Given exercise: Select all lines with the string "this" in them, and copy those lines.

Dataset:
# # # # #

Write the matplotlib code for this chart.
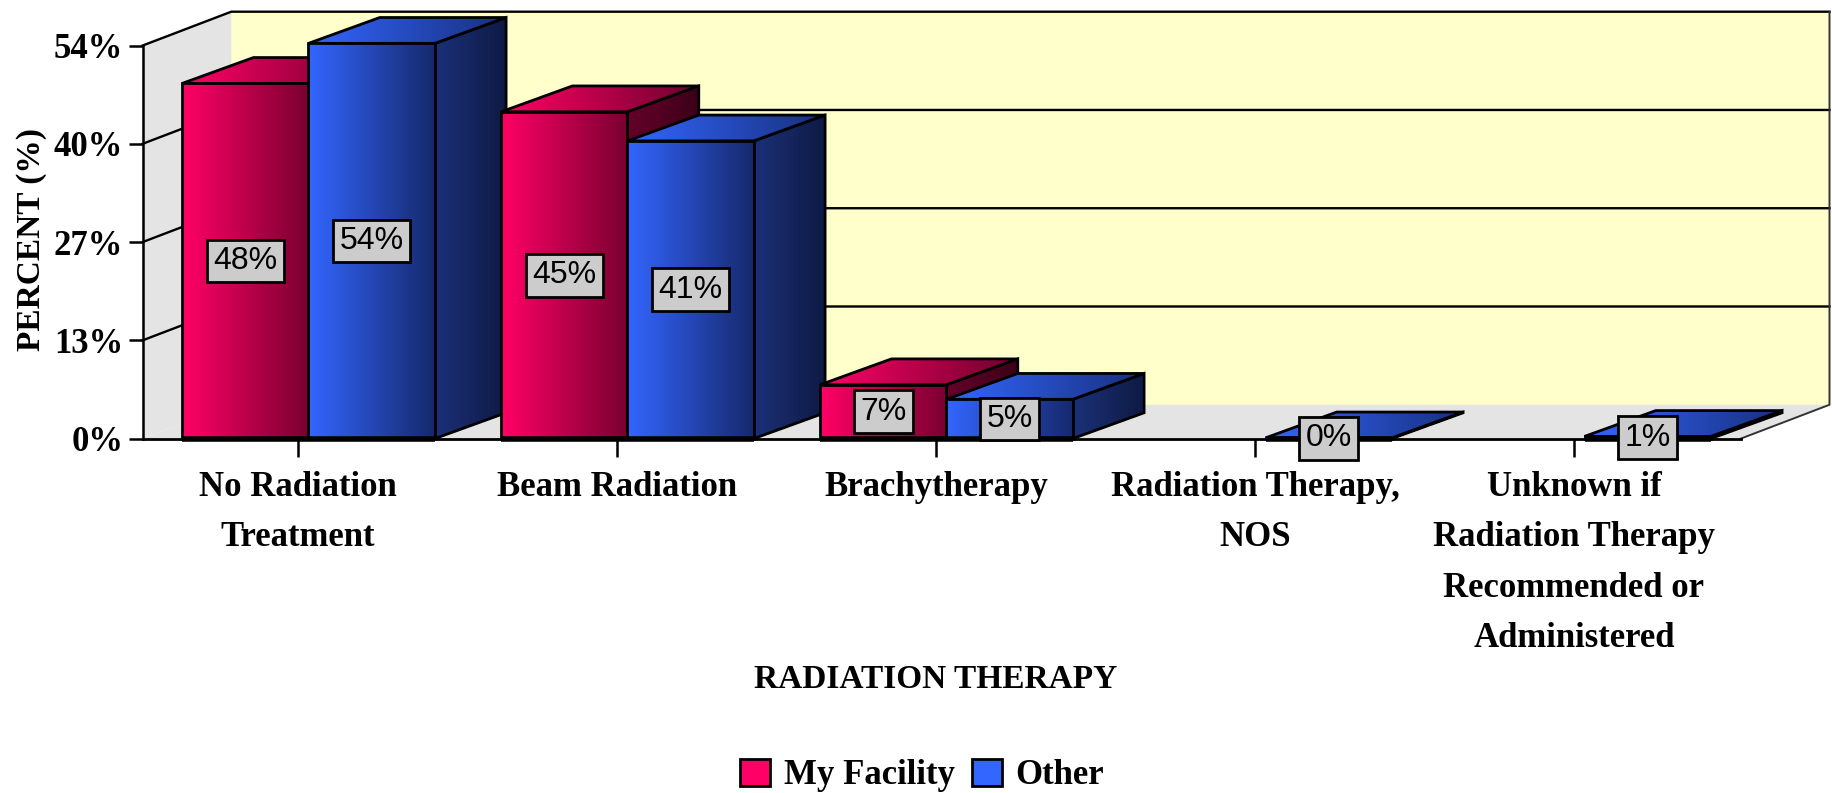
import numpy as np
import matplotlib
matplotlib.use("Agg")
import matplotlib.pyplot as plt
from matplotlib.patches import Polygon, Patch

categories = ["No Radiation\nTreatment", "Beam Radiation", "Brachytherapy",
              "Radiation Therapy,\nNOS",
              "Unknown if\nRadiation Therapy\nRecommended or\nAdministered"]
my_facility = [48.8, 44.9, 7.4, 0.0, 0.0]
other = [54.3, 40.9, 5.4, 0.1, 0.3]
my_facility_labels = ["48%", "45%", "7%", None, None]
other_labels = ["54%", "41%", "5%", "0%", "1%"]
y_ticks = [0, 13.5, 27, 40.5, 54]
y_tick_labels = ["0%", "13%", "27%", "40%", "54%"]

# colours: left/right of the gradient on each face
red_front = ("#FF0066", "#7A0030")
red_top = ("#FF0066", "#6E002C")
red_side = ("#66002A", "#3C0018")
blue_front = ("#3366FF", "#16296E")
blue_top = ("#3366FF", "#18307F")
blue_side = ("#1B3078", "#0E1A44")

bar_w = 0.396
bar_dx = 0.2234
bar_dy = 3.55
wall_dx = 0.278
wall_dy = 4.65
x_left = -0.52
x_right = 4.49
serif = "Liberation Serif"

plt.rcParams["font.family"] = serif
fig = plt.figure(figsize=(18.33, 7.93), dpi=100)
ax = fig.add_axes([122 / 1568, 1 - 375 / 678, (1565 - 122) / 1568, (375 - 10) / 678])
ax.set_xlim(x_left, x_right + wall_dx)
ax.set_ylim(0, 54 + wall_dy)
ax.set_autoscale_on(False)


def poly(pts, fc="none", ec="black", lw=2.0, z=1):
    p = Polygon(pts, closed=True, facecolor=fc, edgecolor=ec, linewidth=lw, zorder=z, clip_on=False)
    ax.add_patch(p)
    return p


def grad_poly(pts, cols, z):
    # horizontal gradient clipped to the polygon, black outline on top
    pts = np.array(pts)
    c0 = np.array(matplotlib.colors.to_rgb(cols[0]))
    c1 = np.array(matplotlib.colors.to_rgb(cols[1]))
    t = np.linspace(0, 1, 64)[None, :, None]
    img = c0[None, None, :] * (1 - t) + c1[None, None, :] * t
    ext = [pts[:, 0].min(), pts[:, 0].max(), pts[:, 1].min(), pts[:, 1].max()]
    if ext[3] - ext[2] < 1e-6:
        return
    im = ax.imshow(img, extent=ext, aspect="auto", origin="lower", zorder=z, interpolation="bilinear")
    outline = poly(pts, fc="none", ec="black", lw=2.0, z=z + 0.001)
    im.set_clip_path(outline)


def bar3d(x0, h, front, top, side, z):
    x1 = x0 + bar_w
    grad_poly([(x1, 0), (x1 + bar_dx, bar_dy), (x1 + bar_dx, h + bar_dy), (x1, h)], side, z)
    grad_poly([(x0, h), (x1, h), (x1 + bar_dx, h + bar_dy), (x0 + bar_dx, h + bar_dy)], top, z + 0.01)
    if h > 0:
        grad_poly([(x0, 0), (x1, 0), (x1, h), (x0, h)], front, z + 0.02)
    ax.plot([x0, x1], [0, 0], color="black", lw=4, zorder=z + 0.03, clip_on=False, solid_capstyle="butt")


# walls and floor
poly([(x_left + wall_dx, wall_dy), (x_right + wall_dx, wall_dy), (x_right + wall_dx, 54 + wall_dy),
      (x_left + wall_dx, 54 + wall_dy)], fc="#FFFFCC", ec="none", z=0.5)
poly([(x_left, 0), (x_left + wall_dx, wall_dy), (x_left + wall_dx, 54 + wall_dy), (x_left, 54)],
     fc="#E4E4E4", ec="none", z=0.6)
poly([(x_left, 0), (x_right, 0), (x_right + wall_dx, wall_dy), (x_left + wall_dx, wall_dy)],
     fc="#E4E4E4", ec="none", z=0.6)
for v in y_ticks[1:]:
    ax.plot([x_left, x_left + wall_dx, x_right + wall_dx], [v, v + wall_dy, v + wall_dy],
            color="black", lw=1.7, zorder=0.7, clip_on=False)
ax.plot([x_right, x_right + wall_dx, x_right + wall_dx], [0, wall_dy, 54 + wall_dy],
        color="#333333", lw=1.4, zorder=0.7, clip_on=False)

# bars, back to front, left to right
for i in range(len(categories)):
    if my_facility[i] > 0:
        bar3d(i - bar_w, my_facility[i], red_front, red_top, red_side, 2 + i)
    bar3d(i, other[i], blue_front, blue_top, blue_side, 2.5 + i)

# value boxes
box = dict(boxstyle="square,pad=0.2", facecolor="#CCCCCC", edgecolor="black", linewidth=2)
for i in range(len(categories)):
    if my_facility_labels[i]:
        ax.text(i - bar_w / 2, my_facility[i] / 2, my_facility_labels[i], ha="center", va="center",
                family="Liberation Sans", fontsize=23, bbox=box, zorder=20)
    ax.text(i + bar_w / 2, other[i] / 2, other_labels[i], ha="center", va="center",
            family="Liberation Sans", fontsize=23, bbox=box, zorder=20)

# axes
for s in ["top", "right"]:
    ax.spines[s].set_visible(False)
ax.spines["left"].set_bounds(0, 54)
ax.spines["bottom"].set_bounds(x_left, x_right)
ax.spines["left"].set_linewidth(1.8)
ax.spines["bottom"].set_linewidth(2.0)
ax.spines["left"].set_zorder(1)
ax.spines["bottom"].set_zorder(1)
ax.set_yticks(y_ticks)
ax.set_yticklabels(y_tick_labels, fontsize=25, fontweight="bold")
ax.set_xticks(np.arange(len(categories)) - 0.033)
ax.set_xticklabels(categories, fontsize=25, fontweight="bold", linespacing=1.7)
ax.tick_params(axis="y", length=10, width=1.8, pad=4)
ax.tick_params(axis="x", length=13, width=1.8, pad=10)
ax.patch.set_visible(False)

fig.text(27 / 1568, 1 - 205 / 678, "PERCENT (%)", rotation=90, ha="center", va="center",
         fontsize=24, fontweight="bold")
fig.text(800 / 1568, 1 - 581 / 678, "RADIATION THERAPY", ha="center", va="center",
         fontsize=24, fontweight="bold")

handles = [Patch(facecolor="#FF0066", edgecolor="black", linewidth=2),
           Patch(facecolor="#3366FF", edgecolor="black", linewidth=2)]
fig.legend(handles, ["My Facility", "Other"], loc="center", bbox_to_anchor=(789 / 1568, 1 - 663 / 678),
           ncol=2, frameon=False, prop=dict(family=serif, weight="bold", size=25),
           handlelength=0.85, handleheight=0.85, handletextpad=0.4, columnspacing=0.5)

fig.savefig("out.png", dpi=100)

# # # # #

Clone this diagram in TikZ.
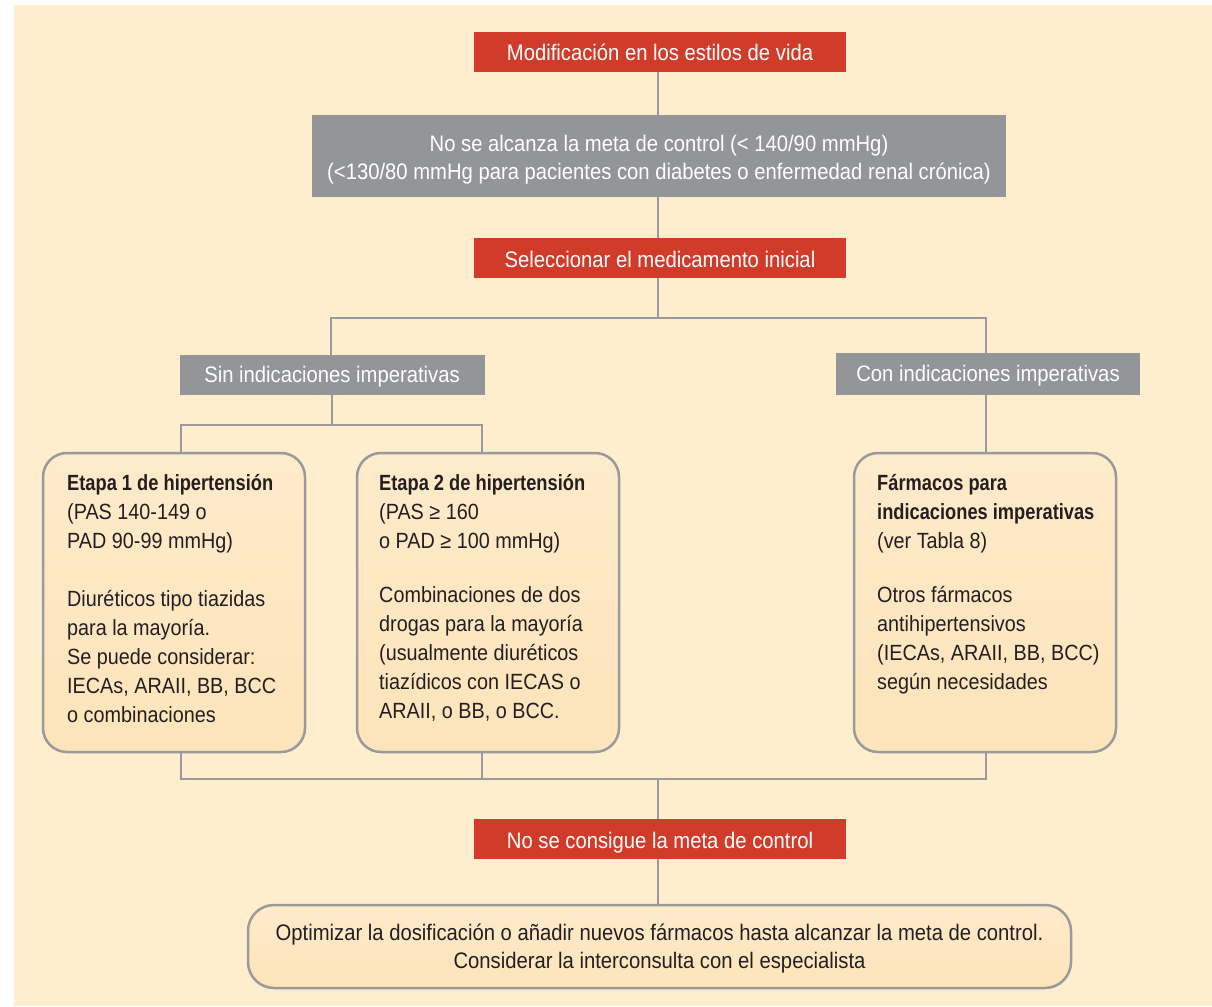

# # # # #

Finished task:
Write the matplotlib code for this chart.
Clone this diagram in TikZ.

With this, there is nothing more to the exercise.